APOLLO BEACH, Fla. - Tuesday was a typically Florida Fall day, partly cloudy with highs into the 80s.
At TECO's Manatee Viewing Center next to the Big Bend power plant, a big buzz was brewing over the number of manatees present.
"I think it's absolutely fantastic," said Margaret Futter. "It's really, really lovely."
Eileen Barnett -- also visiting the observation center from England this Tuesday -- concurred.
"The mother and the baby came swimming by," she said, recounting her close encounter. "It was the most magical experience."
For tourists like these, the chance to see a sea cow so early is a bonus. But even on a shirt-sleeve day in November, there was wonder about whether their early arrival was a harbinger of harsher winter to come.
"I think they're quite intelligent," opined Margaret. "They would know maybe when we are going to have colder weather."
"Well why not?" asked Brian Barnett. "They must know things, mustn't they?
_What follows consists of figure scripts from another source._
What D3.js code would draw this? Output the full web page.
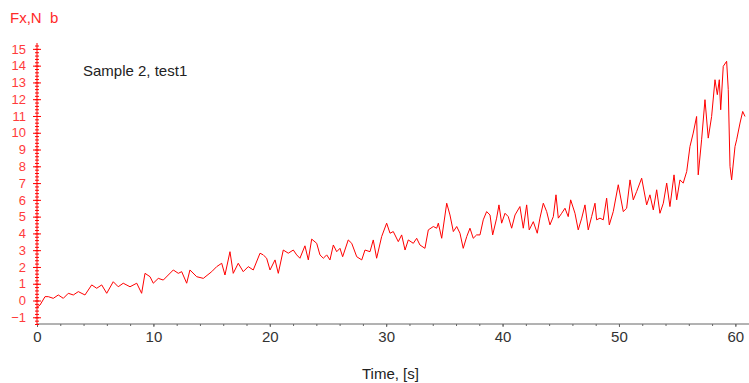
<!DOCTYPE html>
<html>
<head>
<meta charset="utf-8">
<script src="https://cdn.jsdelivr.net/npm/d3@7"></script>
<style>
  body { margin: 0; background: #fff; }
  svg { display: block; }
  text { font-family: "Liberation Sans", Arial, sans-serif; }
</style>
</head>
<body>
<div id="chart"></div>
<script>
// time [s] and force Fx [N]
const time = [
  0, 0.26, 0.69, 0.97, 1.40, 1.83, 2.26, 2.69, 3.12, 3.55,
  4.12, 4.70, 5.13, 5.56, 5.99, 6.55, 6.98, 7.41, 7.99, 8.57,
  8.99, 9.28, 9.71, 9.99, 10.42, 10.85, 11.28, 11.71, 12.14, 12.43,
  12.86, 13.14, 13.72, 14.29, 15.01, 15.44, 15.87, 16.15, 16.58, 16.86,
  17.29, 17.72, 18.15, 18.58, 19.16, 19.44, 19.73, 20.02, 20.45, 20.73,
  21.16, 21.59, 22.02, 22.31, 22.59, 23.02, 23.31, 23.60, 24.03, 24.31,
  24.60, 24.89, 25.17, 25.46, 25.75, 26.03, 26.26, 26.74, 27.04, 27.47,
  27.90, 28.18, 28.61, 28.89, 29.18, 29.61, 30.04, 30.33, 30.61, 31.04,
  31.33, 31.62, 31.90, 32.33, 32.62, 32.90, 33.33, 33.62, 34.05, 34.34,
  34.48, 34.77, 35.20, 35.48, 35.77, 36.06, 36.34, 36.62, 36.92, 37.20,
  37.48, 37.77, 38.06, 38.34, 38.63, 38.92, 39.15, 39.49, 39.69, 39.92,
  40.21, 40.49, 40.78, 41.07, 41.49, 41.78, 42.07, 42.29, 42.64, 42.98,
  43.21, 43.50, 43.79, 44.07, 44.36, 44.59, 44.79, 45.08, 45.36, 45.64,
  45.85, 46.22, 46.50, 46.80, 47.08, 47.36, 47.65, 47.94, 48.08, 48.37,
  48.65, 48.94, 49.17, 49.51, 49.94, 50.37, 50.66, 50.95, 51.23, 51.52,
  51.95, 52.38, 52.66, 52.95, 53.24, 53.52, 53.81, 54.10, 54.38, 54.73,
  54.96, 55.24, 55.52, 55.82, 56.10, 56.38, 56.67, 56.81, 57.10, 57.39,
  57.67, 57.96, 58.25, 58.45, 58.62, 58.74, 58.96, 59.25, 59.39, 59.54,
  59.68, 59.97, 60.11, 60.40, 60.63, 60.83
];
const force = [
  -0.40, -0.27, 0.23, 0.23, 0.13, 0.33, 0.13, 0.43, 0.33, 0.53,
  0.33, 0.93, 0.73, 0.93, 0.43, 1.12, 0.82, 1.03, 0.82, 1.03,
  0.43, 1.62, 1.42, 1.03, 1.32, 1.22, 1.52, 1.82, 1.62, 1.72,
  1.03, 1.82, 1.42, 1.32, 1.72, 2.02, 2.22, 1.52, 2.91, 1.62,
  2.22, 1.72, 2.02, 1.82, 2.82, 2.72, 2.52, 1.82, 2.42, 1.62,
  3.01, 2.82, 3.01, 2.72, 2.52, 3.26, 2.42, 3.66, 3.41, 2.72,
  2.52, 2.72, 2.42, 3.31, 2.91, 3.11, 2.61, 3.61, 3.41, 2.61,
  2.42, 3.01, 2.91, 3.61, 2.52, 3.81, 4.61, 4.01, 4.11, 3.51,
  3.91, 3.01, 3.61, 3.41, 3.71, 3.31, 3.11, 4.21, 4.41, 4.31,
  4.61, 3.71, 5.80, 5.10, 4.11, 4.41, 4.01, 3.11, 3.81, 4.31,
  3.71, 3.91, 3.91, 4.81, 5.30, 5.10, 3.91, 4.91, 5.70, 4.61,
  5.20, 5.00, 4.31, 5.10, 5.60, 4.31, 5.70, 4.21, 4.70, 4.01,
  4.91, 5.80, 5.30, 4.51, 5.00, 6.30, 4.91, 5.20, 5.50, 5.00,
  6.00, 5.20, 4.21, 4.91, 5.70, 4.21, 5.00, 5.80, 4.81, 4.91,
  4.81, 6.10, 4.51, 5.30, 6.90, 5.30, 5.50, 7.19, 6.00, 6.50,
  7.29, 5.70, 6.30, 5.40, 6.60, 5.20, 5.80, 7.00, 5.60, 7.49,
  6.00, 7.19, 7.00, 7.69, 9.18, 9.98, 10.97, 7.49, 9.58, 11.97,
  9.68, 10.97, 13.16, 12.27, 13.16, 11.37, 13.96, 14.26, 12.57, 7.99,
  7.19, 9.18, 9.58, 10.58, 11.27, 10.97
];
const xTickLabels = [0, 10, 20, 30, 40, 50, 60];
const yTickLabels = [-1, 0, 1, 2, 3, 4, 5, 6, 7, 8, 9, 10, 11, 12, 13, 14, 15];

const width = 749;
const height = 383;
const red = "#ff0000";

const svg = d3.select("#chart").append("svg")
  .attr("width", width)
  .attr("height", height);

const x = d3.scaleLinear().domain([0, 61]).range([37, 747]);
const y = d3.scaleLinear().domain([-1.4, 15.35]).range([324, 43]);

// x axis: minor ticks every 2 s, labelled ticks every 10 s
const xMinor = d3.range(0, 62, 2);
svg.append("g")
  .attr("transform", `translate(0,324)`)
  .call(d3.axisBottom(x).tickValues(xMinor).tickSize(2).tickSizeOuter(0).tickFormat(""))
  .call(g => g.select(".domain").attr("stroke", "#666").attr("d", "M37,0H749"))
  .call(g => g.selectAll(".tick line").attr("stroke", "#666"));

svg.append("g")
  .attr("transform", `translate(0,324)`)
  .call(d3.axisBottom(x).tickValues(xTickLabels).tickSize(3).tickPadding(4).tickSizeOuter(0))
  .call(g => g.select(".domain").remove())
  .call(g => g.selectAll(".tick line").attr("stroke", "#666"))
  .call(g => g.selectAll(".tick text")
    .attr("fill", "#333")
    .attr("font-size", 15)
    .attr("font-family", "Liberation Sans, Arial, sans-serif"));

// y axis in red, ticks crossing the line
const yMinor = d3.range(-7, 77).map(i => i / 5);
svg.append("g")
  .attr("transform", `translate(37,0)`)
  .call(d3.axisLeft(y).tickValues(yMinor).tickSize(2).tickSizeOuter(0).tickFormat(""))
  .call(g => g.select(".domain").attr("stroke", red).attr("d", "M0,43V324"))
  .call(g => g.selectAll(".tick line").attr("stroke", red).attr("x1", 2));

svg.append("g")
  .attr("transform", `translate(37,0)`)
  .call(d3.axisLeft(y).tickValues(yTickLabels).tickSize(4).tickPadding(7).tickSizeOuter(0))
  .call(g => g.select(".domain").remove())
  .call(g => g.selectAll(".tick line").attr("stroke", red).attr("x1", 4))
  .call(g => g.selectAll(".tick text")
    .attr("fill", "#ff3b3b")
    .attr("font-size", 13)
    .attr("font-family", "Liberation Sans, Arial, sans-serif"));

// force trace
const line = d3.line()
  .x((d, i) => x(time[i]))
  .y(d => y(d));

svg.append("path")
  .datum(force)
  .attr("fill", "none")
  .attr("stroke", red)
  .attr("stroke-width", 1)
  .attr("d", line);

// labels
svg.append("text")
  .attr("x", 10)
  .attr("y", 23)
  .attr("fill", "#ff2a2a")
  .attr("font-size", 15)
  .style("white-space", "pre")
  .text("Fx,N  b");

svg.append("text")
  .attr("x", 83)
  .attr("y", 76)
  .attr("fill", "#222")
  .attr("font-size", 15)
  .text("Sample 2, test1");

svg.append("text")
  .attr("x", 362)
  .attr("y", 379)
  .attr("fill", "#222")
  .attr("font-size", 15)
  .text("Time, [s]");
</script>
</body>
</html>
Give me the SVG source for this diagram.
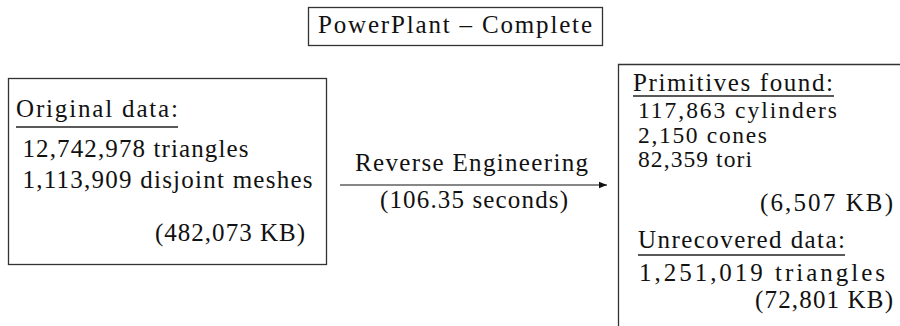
<svg xmlns="http://www.w3.org/2000/svg" width="900" height="326" viewBox="0 0 900 326">
<defs>
<style>
text{font-family:"Liberation Serif","DejaVu Serif","Times New Roman",serif;font-size:25px;fill:#111;}
.tight{font-size:23.5px;}
.box{fill:#fff;stroke:#333;stroke-width:1.3;}
.ul{stroke:#222;stroke-width:1.3;}
.conn{stroke:#111;stroke-width:1.2;fill:none;}
</style>
<marker id="arr" viewBox="0 0 10 10" refX="10" refY="5" markerWidth="8" markerHeight="8" markerUnits="userSpaceOnUse" orient="auto">
<path d="M0,1 L10,5 L0,9 Z" fill="#111"/>
</marker>
</defs>
<rect width="900" height="326" fill="#fff"/>
<g id="title">
<rect class="box" x="308.5" y="7.5" width="294" height="38"/>
<text x="318" y="33" textLength="274" lengthAdjust="spacing">PowerPlant – Complete</text>
</g>
<g id="original">
<rect class="box" x="8.5" y="78.5" width="318" height="186"/>
<text x="16" y="117" textLength="162" lengthAdjust="spacing">Original data:</text>
<line class="ul" x1="16" y1="127" x2="178" y2="127"/>
<text x="22.5" y="157" textLength="226" lengthAdjust="spacing">12,742,978 triangles</text>
<text x="22.5" y="188" textLength="290" lengthAdjust="spacing">1,113,909 disjoint meshes</text>
<text x="155" y="241" textLength="150" lengthAdjust="spacing">(482,073 KB)</text>
</g>
<g id="connectors">
<line class="conn" x1="340" y1="185" x2="607" y2="185" marker-end="url(#arr)"/>
<text x="355" y="171" textLength="233" lengthAdjust="spacing">Reverse Engineering</text>
<text x="380" y="208" textLength="188" lengthAdjust="spacing">(106.35 seconds)</text>
</g>
<g id="result">
<path class="box" d="M900,64.5 H618.5 V330"/>
<text x="633" y="91" textLength="200" lengthAdjust="spacing">Primitives found:</text>
<line class="ul" x1="633" y1="96" x2="834" y2="96"/>
<text class="tight" x="638" y="118" textLength="199" lengthAdjust="spacing">117,863 cylinders</text>
<text class="tight" x="638" y="143" textLength="129" lengthAdjust="spacing">2,150 cones</text>
<text class="tight" x="638" y="167" textLength="114" lengthAdjust="spacing">82,359 tori</text>
<text x="760" y="211" textLength="133" lengthAdjust="spacing">(6,507 KB)</text>
<text x="638" y="248" textLength="207" lengthAdjust="spacing">Unrecovered data:</text>
<line class="ul" x1="638" y1="255" x2="845" y2="255"/>
<text x="639" y="281" textLength="246" lengthAdjust="spacing">1,251,019 triangles</text>
<text x="755" y="308" textLength="138" lengthAdjust="spacing">(72,801 KB)</text>
</g>
</svg>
Its got to be water temperature isn't it?"
Indeed it is -- as the outflow from the plant keeps the water in this canal nearly 90 degrees, the warm water loving manatees are drawn here.
And the colder it gets in the coastal waters, the better this feels.
So anecdotally it makes sense, but what about scientifically? Fortunately, we found another scientist out here.
"It's entirely possible," said Analytical Chemist Rachelle Smith. But true to her scientific roots, this woman in town to present her findings on a soil and water study, told me that the atmospheric data and Manatee behavior would have to be tracked and verified. "It's too early to say at this point," she said.
A very interesting theory and yes, one that we should definitely keep an eye on as we go through this winter season.
Of course, we're able to keep an eye on things much more specifically with Titan Doppler Radar and Florida's Most Accurate Forecast. So maybe we don't need to monitor the manatees after all.